— begin SUPPLIED MATERIAL —

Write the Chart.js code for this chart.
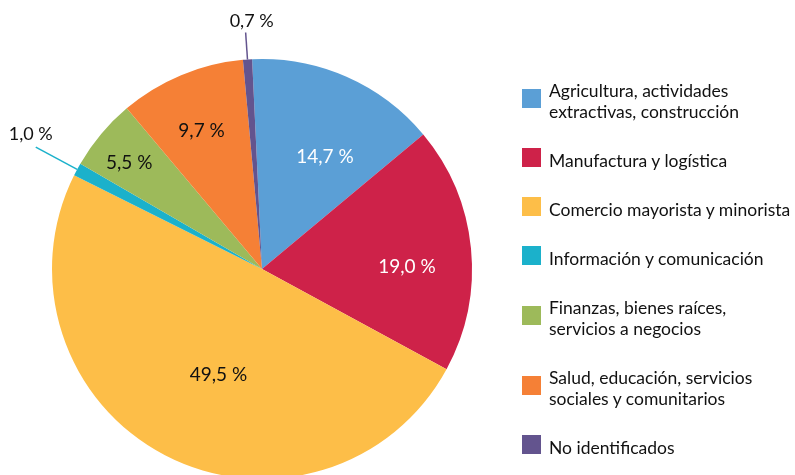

— end SUPPLIED MATERIAL —
— begin SUPPLIED MATERIAL —

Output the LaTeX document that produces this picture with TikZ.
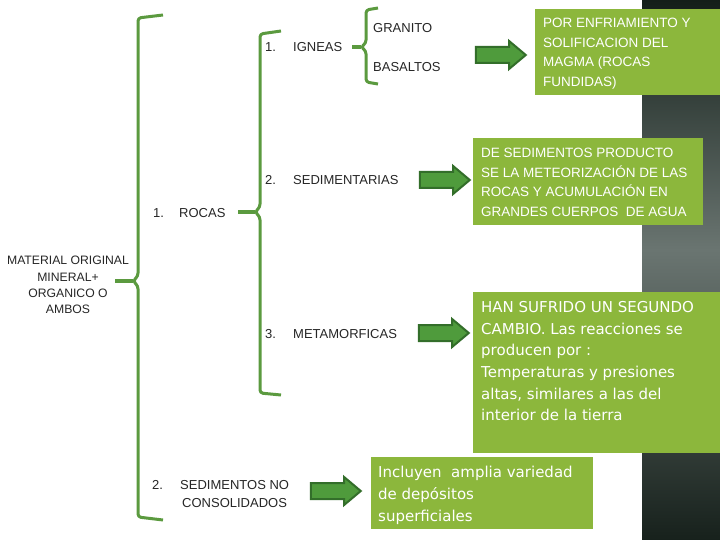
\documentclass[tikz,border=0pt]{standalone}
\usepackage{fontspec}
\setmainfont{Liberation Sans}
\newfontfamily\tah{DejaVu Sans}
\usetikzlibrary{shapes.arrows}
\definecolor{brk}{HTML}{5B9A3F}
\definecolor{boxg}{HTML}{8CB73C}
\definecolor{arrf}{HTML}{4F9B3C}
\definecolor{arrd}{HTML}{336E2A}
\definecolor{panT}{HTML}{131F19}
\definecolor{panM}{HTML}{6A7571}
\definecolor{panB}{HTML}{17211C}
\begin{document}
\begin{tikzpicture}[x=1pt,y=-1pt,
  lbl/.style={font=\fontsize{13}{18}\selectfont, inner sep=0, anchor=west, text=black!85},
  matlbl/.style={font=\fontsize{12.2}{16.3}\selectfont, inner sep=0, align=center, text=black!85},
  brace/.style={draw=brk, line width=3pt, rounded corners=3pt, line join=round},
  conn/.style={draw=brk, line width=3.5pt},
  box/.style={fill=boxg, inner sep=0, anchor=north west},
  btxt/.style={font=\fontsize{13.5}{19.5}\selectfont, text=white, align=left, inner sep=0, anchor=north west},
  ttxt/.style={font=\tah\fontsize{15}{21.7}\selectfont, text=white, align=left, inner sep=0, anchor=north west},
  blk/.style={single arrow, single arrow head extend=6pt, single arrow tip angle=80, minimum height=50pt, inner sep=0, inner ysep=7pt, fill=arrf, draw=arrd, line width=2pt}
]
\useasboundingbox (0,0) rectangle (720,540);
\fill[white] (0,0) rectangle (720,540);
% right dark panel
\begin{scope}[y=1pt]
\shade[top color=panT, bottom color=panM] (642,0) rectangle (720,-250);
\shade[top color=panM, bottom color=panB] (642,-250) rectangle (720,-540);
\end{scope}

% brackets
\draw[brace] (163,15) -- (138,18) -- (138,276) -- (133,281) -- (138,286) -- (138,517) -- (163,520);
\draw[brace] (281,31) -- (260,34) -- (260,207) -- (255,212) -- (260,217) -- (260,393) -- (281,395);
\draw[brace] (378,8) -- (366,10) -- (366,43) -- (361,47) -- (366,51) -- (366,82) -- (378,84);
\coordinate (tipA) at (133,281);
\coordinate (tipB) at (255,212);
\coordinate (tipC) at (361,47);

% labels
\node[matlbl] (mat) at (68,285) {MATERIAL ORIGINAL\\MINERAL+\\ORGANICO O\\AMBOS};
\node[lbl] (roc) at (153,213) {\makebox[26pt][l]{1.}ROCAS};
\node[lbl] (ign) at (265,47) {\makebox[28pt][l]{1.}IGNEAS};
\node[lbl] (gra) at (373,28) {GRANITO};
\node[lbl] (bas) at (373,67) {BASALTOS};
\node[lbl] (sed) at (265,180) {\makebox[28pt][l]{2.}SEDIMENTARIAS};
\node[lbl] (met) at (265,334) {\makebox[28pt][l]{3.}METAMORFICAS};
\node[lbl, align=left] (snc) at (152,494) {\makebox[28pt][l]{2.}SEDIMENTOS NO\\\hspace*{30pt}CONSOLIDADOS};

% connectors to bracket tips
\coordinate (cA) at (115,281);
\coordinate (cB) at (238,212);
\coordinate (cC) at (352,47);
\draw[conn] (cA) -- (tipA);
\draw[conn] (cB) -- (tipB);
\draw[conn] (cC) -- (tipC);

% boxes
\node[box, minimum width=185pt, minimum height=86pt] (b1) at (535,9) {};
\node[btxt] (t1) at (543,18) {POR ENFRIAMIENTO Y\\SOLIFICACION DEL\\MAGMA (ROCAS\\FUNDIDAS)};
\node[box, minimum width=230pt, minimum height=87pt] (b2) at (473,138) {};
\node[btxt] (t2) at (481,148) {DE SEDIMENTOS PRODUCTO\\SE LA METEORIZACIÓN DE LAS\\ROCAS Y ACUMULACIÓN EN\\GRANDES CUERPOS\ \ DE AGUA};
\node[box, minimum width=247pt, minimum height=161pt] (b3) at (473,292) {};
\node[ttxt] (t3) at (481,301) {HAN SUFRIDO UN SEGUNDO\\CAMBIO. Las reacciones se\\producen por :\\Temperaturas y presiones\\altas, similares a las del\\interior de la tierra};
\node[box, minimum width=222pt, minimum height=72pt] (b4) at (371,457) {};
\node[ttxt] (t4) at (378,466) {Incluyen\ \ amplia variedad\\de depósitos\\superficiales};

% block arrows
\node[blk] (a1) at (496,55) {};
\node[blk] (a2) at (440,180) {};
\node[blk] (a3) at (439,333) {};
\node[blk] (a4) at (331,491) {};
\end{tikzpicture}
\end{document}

— end SUPPLIED MATERIAL —

→ **EXERCISE REQUIREMENTS**: Filter the records above and return every line that holds the word "this".

→ **OUTPUT BELOW**:
Write the Chart.js code for this chart.
Output the LaTeX document that produces this picture with TikZ.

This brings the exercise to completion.